«Eleusis» für grosses Orchester
Dieses Stück besitzt die Form eines grossen, raumgreifenden Myzels, bei dem das ganze Orchester im Raum verteilt ist. Das Vorbild für diese Aufstellung sind die Baummyzele beispielsweise der Hallimaschen, bei denen sich das Pilznetzwerk über eine Fläche von bis zu 9 km2 erstrecken kann (vgl. Wikipedia «Myzel»). Neuere Forschungen vermuten, dass Bäume mittels dieser Pilznetzwerke über weite Distanzen kommunizieren können, und so kommunizieren auch die Orchestermusiker:innen über ein Klangnetz durch den ganzen Raum, teils vom Dirigenten koordiniert, teils in unabhängig agierenden Gruppen.
Eine weitere wichtige Anregung für das Stück kommt vom amerikanischen Mykologen Paul Stamets, der nachhaltig auf die psychisch ausgleichende und glücksfördernde Wirkung halluzinogener Pilzsubstanzen wie Psilocybin hingewiesen hat und der eine geradezu kultische Anhängerschaft geniesst, die in den Pilzen eine Art göttliches Mittel zur Verbindung mit allem Seienden erkennt.
Damit öffnet sich der Blick weit in die Vergangenheit, zu den altgriechischen Mysterien von Eleusis, bei denen, wie archäobiologische Untersuchungen gezeigt haben, auch Psilocybin zum Einsatz kam. (Brian C. Muraresku: «The Immortality Key») Alle Berichte über diese Erfahrung sprechen von einer tiefen Harmonie, einer Auflösung des Ich-Gefühls und einer weltumspannenden Verbundenheit mit der ganzen Schöpfung.

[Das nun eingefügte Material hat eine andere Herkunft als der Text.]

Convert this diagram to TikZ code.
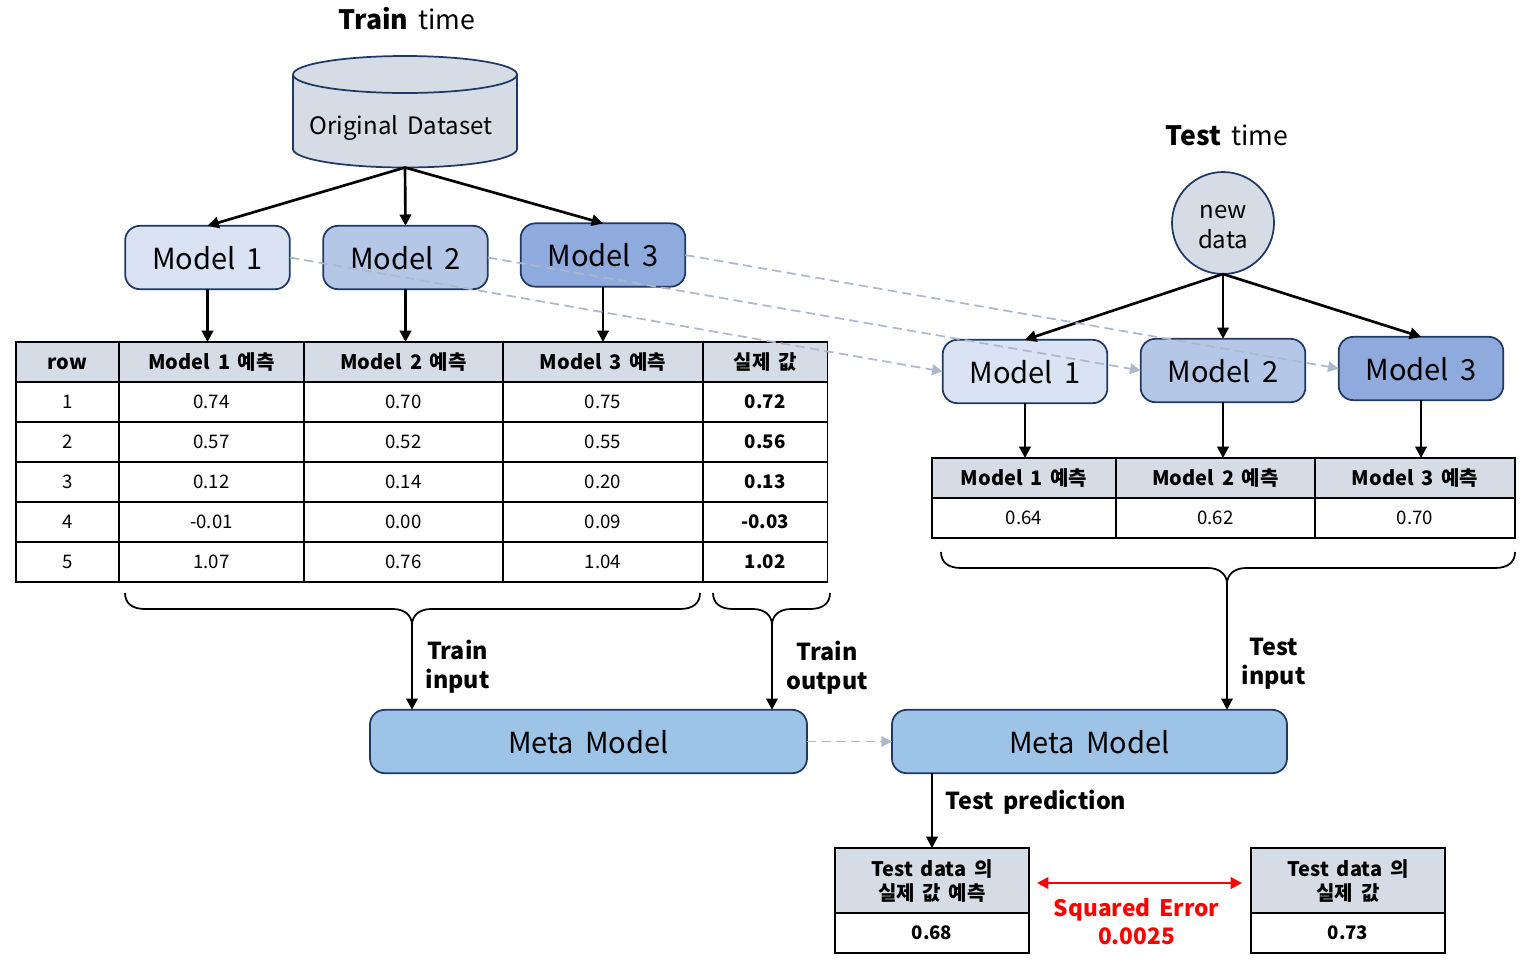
\documentclass[tikz,border=0pt]{standalone}
\usepackage{fontspec}
\setmainfont[WordSpace=1.7]{Noto Sans CJK KR}
\usetikzlibrary{arrows.meta}
\definecolor{navy}{HTML}{1F3864}
\definecolor{mA}{HTML}{DAE3F3}
\definecolor{mB}{HTML}{B4C7E7}
\definecolor{mC}{HTML}{8FAADC}
\definecolor{metaC}{HTML}{9DC3E6}
\definecolor{hdr}{HTML}{D6DCE5}
\definecolor{dashc}{HTML}{ADB9CA}
\newcommand{\fs}[1]{\fontsize{#1pt}{\dimexpr #1pt*6/5\relax}\selectfont}
\tikzset{
  x=0.75pt,y=-0.75pt,
  modelbox/.style={draw=navy,line width=1.3pt,rounded corners=11pt,minimum width=123.5pt,minimum height=47.5pt,inner sep=0pt,outer sep=0pt,font=\fs{21.8},text height=19pt,text depth=1.5pt},
  metabox/.style={modelbox,fill=metaC},
  cellb/.style={draw=black,line width=1.4pt,inner sep=0pt,outer sep=0pt,minimum height=30pt,font=\fs{14},text height=11.2pt,text depth=1pt},
  headb/.style={cellb,fill=hdr,font=\fs{15}\bfseries,text height=12pt,text depth=1pt},
  headtwo/.style={draw=black,line width=1.4pt,inner sep=0pt,outer sep=0pt,fill=hdr,font=\fs{15}\bfseries,minimum width=145.5pt,minimum height=48.75pt,align=center},
  valb/.style={cellb,font=\fs{14}\bfseries},
  free/.style={inner sep=0pt,outer sep=0pt,align=center},
  lab/.style={free,font=\fs{17.5}\bfseries},
  arr/.style={draw=black,line width=2pt,-{Triangle[length=8.5pt,width=8.5pt]}},
  dashln/.style={draw=dashc,line width=1.3pt,dash pattern=on 7pt off 4pt,-{Triangle[length=8pt,width=8pt]}},
  bracel/.style={draw=black,line width=1.3pt},
}
\newcommand{\bracepath}[6]{% left,right,tip x, y top, y mid, y tip
  \draw[bracel] (#1,#4) .. controls (#1,#4+10) and (#1+7,#5) .. (#1+20,#5) -- (#3-19,#5) .. controls (#3-8,#5) and (#3,#5+6) .. (#3,#6) .. controls (#3,#5+6) and (#3+8,#5) .. (#3+19,#5) -- (#2-20,#5) .. controls (#2-7,#5) and (#2,#4+10) .. (#2,#4);}
\begin{document}
\begin{tikzpicture}
\useasboundingbox (0,0) rectangle (1538,965);
% titles
\node[free,font=\fs{20}] (ttrain) at (407,19) {\textbf{Train} time};
\node[free,font=\fs{20}] (ttest) at (1227,135) {\textbf{Test} time};
% database
\draw[draw=navy,line width=1.3pt,fill=hdr] (293,74.5) -- (293,149) arc[x radius=112,y radius=18.5,start angle=180,end angle=0] -- (517,74.5);
\draw[draw=navy,line width=1.3pt,fill=hdr] (405,74.5) ellipse[x radius=112,y radius=18.5];
\node[free,font=\fs{18}] (dbtext) at (401,128) {Original Dataset};
\coordinate (db) at (405,167.5);
% train models
\node[modelbox,fill=mA] (m1) at (207.5,257.5) {Model 1};
\node[modelbox,fill=mB] (m2) at (405.5,257.5) {Model 2};
\node[modelbox,fill=mC] (m3) at (603,255) {Model 3};
% circle
\node[circle,draw=navy,line width=1.3pt,fill=hdr,minimum size=76.5pt,inner sep=0pt,outer sep=0pt] (nd) at (1223,223) {};
\node[free,font=\fs{18}] (ndt) at (1223,227) {new\\[1pt]data};
% test models
\node[modelbox,fill=mA] (t1) at (1025,371.5) {Model 1};
\node[modelbox,fill=mB] (t2) at (1223,370.5) {Model 2};
\node[modelbox,fill=mC] (t3) at (1421,368.5) {Model 3};
% train table
\foreach \n/\xa/\xb/\txt in {r/16/119/row,a/119/304/Model 1 예측,b/304/503/Model 2 예측,c/503/703/Model 3 예측,d/703/827.5/실제 값}{
  \pgfmathsetmacro{\xc}{(\xa+\xb)/2}
  \pgfmathsetmacro{\cw}{(\xb-\xa)*0.75}
  \node[headb,minimum width=\cw pt] (h\n) at (\xc,362) {\txt};
}
\foreach \y/\i/\ca/\cb/\cc/\cd/\ce in {402/1/1/0.74/0.70/0.75/0.72,442/2/2/0.57/0.52/0.55/0.56,482/3/3/0.12/0.14/0.20/0.13,522/4/4/-0.01/0.00/0.09/-0.03,562/5/5/1.07/0.76/1.04/1.02}{
  \node[cellb,minimum width=77.25pt] (r\i) at (67.5,\y) {\ca};
  \node[cellb,minimum width=138.75pt] (a\i) at (211.5,\y) {\cb};
  \node[cellb,minimum width=149.25pt] (b\i) at (403.5,\y) {\cc};
  \node[cellb,minimum width=150pt] (c\i) at (603,\y) {\cd};
  \node[valb,minimum width=93.4pt] (d\i) at (765.25,\y) {\ce};
}
% test table
\node[headb,minimum width=138pt] (pa) at (1024,478) {Model 1 예측};
\node[headb,minimum width=149.25pt] (pb) at (1215.5,478) {Model 2 예측};
\node[headb,minimum width=150pt] (pc) at (1415,478) {Model 3 예측};
\node[cellb,minimum width=138pt] (qa) at (1024,518) {0.64};
\node[cellb,minimum width=149.25pt] (qb) at (1215.5,518) {0.62};
\node[cellb,minimum width=150pt] (qc) at (1415,518) {0.70};
% meta
\node[metabox,minimum width=327.75pt] (mm) at (588.5,741.5) {Meta Model};
\node[metabox,minimum width=296.25pt] (tm) at (1089.5,741.5) {Meta Model};
% bottom tables
\node[headtwo] (ba) at (932,880.5) {Test data 의\\실제 값 예측};
\node[valb,minimum width=145.5pt] (bb) at (932,933) {0.68};
\node[headtwo] (ca) at (1348,880.5) {Test data 의\\실제 값};
\node[valb,minimum width=145.5pt] (cb) at (1348,933) {0.73};
% braces
\bracepath{125}{700}{412}{593}{609}{625}
\bracepath{713}{830}{772}{593}{609}{625}
\bracepath{941}{1515}{1227}{552}{568}{584}
\coordinate (ba1) at (412,625);
\coordinate (ba2) at (772,625);
\coordinate (ba3) at (1227,584);
% solid arrows
\draw[arr] (db) -- (m1.north);
\draw[arr] (db) -- (m2.north);
\draw[arr] (db) -- (m3.north);
\draw[arr] (m1.south) -- (m1.south |- ha.north);
\draw[arr] (m2.south) -- (m2.south |- ha.north);
\draw[arr] (m3.south) -- (m3.south |- ha.north);
\draw[arr] (nd.south) -- (t1.north);
\draw[arr] (nd.south) -- (t2.north);
\draw[arr] (nd.south) -- (t3.north);
\draw[arr] (t1.south) -- (t1.south |- pa.north);
\draw[arr] (t2.south) -- (t2.south |- pa.north);
\draw[arr] (t3.south) -- (t3.south |- pa.north);
\draw[arr] (ba1) -- (ba1 |- mm.north);
\draw[arr] (ba2) -- (ba2 |- mm.north);
\draw[arr] (ba3) -- (ba3 |- tm.north);
\draw[arr] (ba.north |- tm.south) -- (ba.north);
% dashed
\draw[dashln] (m1.east) -- (t1.west);
\draw[dashln] (m2.east) -- (t2.west);
\draw[dashln] (m3.east) -- (t3.west);
\draw[dashln] (mm.east) -- (tm.west);
% labels
\node[lab] (l1) at (457.5,667) {Train\\[1pt]input};
\node[lab] (l2) at (827,668) {Train\\[1pt]output};
\node[lab] (l3) at (1273.5,663.5) {Test\\[1pt]input};
\node[lab] (l4) at (1036,802) {Test prediction};
% squared error
\coordinate (se1) at (1037,883);
\coordinate (se2) at (1242,883);
\draw[draw=red,line width=2pt,{Triangle[length=8.5pt,width=8.5pt]}-{Triangle[length=8.5pt,width=8.5pt]}] (se1) -- (se2);
\node[lab,text=red,font=\fs{17}\bfseries] (l5) at (1136.5,921.5) {Squared Error\\0.0025};
\end{tikzpicture}
\end{document}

Das Stück ist also auch als eine Art rituelle Handlung zu verstehen, bei der wir durch die Einnahme hochdosierter musikalischer Ereignisse in Trance verfallen, um so, ganz ohne Einsatz von Drogen, zu diesem selben Glücksgefühl zu gelangen, wovon Paul Stamets und die Mysterien von Eleusis berichten.